Jusqu’à maintenant, les lois canadienne et québécoise sur le tabac n’ont pas encore réussi à diminuer réellement la publicité des marques de cigarettes. Au contraire diront certains, elles auront permis aux cigarettiers de raffiner leur promotion, au moyen de séduisantes commandites et d’une mise en marché encore plus apparente dans les points de vente.

Au 1er octobre, un changement important devrait survenir par la disparition de l’affichage de la publicité de commandite dans les points de vente et à l’extérieur. Mais la publicité du tabac sera-t-elle enfin vraiment réduite?

Pas nécessairement, à en juger par les propos de Michel Descôteaux, directeur des relations publiques d’Imperial Tobacco. La compagnie attend la réglementation de Santé Canada, avant de recentrer ses activités de stratégie commerciale. Il n’est pas prévu de réduire le personnel de marketing, ni même son budget, a-t-il dit en conférence de presse. La compagnie entend garder le contact avec le consommateur, et les moyens utilisés ne seront peut-être pas moins dispendieux qu’actuellement, prévoit M. Descôteaux.

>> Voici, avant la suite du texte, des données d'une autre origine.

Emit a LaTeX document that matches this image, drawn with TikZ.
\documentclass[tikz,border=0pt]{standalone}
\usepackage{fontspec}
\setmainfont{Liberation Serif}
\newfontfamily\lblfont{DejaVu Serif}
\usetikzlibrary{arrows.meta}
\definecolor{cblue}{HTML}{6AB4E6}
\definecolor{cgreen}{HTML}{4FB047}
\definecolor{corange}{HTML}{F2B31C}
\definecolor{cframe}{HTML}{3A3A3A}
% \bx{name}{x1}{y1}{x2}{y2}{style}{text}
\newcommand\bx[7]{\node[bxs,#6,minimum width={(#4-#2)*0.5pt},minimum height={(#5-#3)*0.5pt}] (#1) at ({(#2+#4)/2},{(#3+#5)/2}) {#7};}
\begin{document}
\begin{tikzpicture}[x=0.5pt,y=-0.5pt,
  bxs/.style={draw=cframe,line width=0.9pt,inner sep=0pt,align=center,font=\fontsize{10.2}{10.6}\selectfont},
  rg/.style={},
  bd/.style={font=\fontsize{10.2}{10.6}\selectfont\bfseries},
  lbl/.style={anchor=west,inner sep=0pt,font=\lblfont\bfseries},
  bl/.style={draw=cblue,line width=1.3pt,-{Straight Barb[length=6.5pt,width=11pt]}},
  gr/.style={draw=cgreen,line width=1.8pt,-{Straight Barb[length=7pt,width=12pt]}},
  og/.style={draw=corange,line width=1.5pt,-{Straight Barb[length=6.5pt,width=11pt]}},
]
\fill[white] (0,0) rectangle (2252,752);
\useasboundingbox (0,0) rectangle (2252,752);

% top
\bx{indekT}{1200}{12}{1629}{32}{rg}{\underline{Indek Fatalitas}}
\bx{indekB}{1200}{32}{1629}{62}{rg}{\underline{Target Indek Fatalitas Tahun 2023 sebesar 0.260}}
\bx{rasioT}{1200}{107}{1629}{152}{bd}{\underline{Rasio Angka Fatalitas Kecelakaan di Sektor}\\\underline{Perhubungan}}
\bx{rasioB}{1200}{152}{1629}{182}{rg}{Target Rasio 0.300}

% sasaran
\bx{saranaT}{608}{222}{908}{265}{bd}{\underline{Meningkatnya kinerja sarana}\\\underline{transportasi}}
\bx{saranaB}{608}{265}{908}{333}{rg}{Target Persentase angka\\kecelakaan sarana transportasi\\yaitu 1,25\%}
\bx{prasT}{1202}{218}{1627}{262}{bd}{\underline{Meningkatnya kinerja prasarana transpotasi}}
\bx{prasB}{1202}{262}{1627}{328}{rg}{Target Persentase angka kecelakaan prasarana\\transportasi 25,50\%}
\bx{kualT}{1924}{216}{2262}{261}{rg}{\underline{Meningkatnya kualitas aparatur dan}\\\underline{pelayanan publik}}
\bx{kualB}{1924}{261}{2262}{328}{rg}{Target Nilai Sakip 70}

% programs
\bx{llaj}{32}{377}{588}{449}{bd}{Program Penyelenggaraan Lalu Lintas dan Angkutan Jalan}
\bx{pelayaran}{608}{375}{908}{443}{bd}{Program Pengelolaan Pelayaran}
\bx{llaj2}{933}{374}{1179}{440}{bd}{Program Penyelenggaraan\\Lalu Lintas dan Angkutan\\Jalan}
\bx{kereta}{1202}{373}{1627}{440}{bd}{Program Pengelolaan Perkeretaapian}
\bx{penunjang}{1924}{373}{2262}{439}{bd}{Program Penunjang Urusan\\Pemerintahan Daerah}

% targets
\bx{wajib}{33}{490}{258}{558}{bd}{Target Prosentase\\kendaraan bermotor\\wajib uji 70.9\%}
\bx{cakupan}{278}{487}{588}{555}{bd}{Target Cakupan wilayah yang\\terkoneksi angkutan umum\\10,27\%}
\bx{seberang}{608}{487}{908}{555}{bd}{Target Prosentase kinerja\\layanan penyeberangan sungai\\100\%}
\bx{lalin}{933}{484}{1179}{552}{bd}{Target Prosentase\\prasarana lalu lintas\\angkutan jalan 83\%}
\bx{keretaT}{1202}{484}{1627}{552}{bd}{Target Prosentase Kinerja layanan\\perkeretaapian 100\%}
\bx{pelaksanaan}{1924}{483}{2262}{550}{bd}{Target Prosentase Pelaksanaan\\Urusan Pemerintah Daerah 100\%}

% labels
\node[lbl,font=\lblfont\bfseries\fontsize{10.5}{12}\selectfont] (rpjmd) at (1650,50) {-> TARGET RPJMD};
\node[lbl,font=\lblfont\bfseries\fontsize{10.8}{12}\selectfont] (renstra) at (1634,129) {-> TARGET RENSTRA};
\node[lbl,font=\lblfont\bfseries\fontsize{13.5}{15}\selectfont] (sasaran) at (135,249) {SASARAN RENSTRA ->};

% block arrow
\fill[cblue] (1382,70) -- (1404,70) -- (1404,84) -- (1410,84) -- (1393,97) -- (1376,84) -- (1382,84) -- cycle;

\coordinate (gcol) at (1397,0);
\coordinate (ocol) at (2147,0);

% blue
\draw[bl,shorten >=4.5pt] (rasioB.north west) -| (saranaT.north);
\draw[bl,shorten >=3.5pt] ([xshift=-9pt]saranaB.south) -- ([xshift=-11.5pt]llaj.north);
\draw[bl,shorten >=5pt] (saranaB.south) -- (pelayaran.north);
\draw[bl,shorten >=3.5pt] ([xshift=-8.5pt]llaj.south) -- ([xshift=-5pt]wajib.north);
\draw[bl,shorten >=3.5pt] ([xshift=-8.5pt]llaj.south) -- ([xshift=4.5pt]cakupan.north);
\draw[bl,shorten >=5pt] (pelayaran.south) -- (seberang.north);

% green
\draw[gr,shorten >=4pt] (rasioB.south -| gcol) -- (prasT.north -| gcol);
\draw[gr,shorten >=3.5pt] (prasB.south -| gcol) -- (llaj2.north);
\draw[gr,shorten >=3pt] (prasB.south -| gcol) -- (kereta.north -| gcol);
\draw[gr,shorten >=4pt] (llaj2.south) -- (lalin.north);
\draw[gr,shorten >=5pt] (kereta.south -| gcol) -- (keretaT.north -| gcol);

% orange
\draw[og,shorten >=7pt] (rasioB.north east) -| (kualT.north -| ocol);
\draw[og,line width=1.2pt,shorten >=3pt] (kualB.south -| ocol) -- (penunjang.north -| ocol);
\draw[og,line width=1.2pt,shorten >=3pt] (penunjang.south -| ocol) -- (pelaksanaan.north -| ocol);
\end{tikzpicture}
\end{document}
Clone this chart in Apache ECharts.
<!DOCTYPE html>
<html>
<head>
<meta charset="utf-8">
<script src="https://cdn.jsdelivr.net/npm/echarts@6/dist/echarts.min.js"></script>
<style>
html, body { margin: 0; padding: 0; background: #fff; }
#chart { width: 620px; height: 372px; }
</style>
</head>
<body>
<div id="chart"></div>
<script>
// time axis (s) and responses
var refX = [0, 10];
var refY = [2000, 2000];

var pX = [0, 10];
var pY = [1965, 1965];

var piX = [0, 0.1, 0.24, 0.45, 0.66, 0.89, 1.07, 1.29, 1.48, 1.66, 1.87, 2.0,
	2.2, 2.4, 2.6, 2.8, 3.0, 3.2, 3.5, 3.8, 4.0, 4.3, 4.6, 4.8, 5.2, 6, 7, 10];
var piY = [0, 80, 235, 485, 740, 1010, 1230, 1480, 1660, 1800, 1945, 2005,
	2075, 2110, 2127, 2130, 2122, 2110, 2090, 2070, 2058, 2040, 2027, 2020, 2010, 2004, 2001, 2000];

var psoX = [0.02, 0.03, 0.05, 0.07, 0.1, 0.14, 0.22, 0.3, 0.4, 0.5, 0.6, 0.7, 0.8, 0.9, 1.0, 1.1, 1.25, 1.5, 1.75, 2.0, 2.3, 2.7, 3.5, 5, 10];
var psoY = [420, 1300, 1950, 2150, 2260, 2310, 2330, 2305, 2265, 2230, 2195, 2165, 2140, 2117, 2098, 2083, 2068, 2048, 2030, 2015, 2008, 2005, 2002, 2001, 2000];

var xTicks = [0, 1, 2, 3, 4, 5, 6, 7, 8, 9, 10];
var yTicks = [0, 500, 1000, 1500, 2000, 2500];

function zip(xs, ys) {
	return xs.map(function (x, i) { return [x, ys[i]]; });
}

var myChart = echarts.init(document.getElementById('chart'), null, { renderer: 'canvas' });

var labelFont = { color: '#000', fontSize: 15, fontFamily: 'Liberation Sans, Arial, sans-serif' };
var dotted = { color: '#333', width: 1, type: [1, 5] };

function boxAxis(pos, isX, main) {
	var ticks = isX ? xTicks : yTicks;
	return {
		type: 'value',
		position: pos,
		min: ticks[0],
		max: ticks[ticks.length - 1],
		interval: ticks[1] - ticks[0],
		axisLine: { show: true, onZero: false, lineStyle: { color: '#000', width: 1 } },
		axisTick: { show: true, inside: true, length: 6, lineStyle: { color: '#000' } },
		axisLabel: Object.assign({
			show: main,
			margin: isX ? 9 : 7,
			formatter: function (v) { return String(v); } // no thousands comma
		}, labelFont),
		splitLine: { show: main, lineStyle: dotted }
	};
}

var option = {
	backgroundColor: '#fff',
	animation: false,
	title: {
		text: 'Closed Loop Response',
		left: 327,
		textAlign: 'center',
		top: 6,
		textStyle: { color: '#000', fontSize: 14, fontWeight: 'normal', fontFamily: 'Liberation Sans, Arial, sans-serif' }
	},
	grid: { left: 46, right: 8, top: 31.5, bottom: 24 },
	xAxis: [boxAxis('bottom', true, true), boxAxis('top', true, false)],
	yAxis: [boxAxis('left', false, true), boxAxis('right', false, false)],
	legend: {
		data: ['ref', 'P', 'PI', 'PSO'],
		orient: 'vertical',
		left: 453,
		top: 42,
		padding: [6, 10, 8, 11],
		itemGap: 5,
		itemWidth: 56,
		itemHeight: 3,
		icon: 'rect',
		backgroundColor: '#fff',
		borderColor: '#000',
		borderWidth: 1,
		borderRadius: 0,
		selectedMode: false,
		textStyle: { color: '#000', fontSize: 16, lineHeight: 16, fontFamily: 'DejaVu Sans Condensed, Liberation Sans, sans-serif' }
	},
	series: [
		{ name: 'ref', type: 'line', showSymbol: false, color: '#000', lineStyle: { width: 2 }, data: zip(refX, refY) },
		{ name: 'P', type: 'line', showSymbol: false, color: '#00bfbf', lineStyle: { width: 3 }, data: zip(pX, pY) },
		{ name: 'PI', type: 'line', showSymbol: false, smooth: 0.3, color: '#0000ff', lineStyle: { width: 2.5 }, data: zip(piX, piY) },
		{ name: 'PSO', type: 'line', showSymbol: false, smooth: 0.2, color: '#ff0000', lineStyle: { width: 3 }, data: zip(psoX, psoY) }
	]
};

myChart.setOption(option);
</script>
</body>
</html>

Il faudra donc des règlements sérieux pour appuyer les lois et une volonté politique cohérente pour réduire les ardeurs des fabricants canadiens de cigarettes.

Programme québécois

Alors que l’approche du 1er octobre suscite encore des inquiétudes au Canada anglais concernant l’avenir des événements commandités par l’industrie du tabac, la situation semble beaucoup plus calme au Québec. Le programme d’abandon de la commandite du tabac, financé par le gouvernement du Québec, n’a, jusqu’à maintenant, soulevé guère d’intérêt ou d’appréhension de la part des organisateurs d’événements. Les modalités d’adhésion à ce programme n’ayant pas encore été dévoilées, aucun événement ne peut donc en avoir bénéficié.

Sans attendre la manne provinciale, la plupart des grandes manifestations ont déjà trouvé de nouveaux commanditaires principaux, tels le jazz montréalais (du Maurier remplacé par GM), le Festival Juste pour rire (Craven‘A’cédant la place à Loto-Québec), le Grand Prix de Formule 1 (Player’s éclipsé par Air Canada) et le tennis (du Maurier s’inclinant devant AT&T pour l’épreuve féminine et devant un consortium suisse chez les hommes).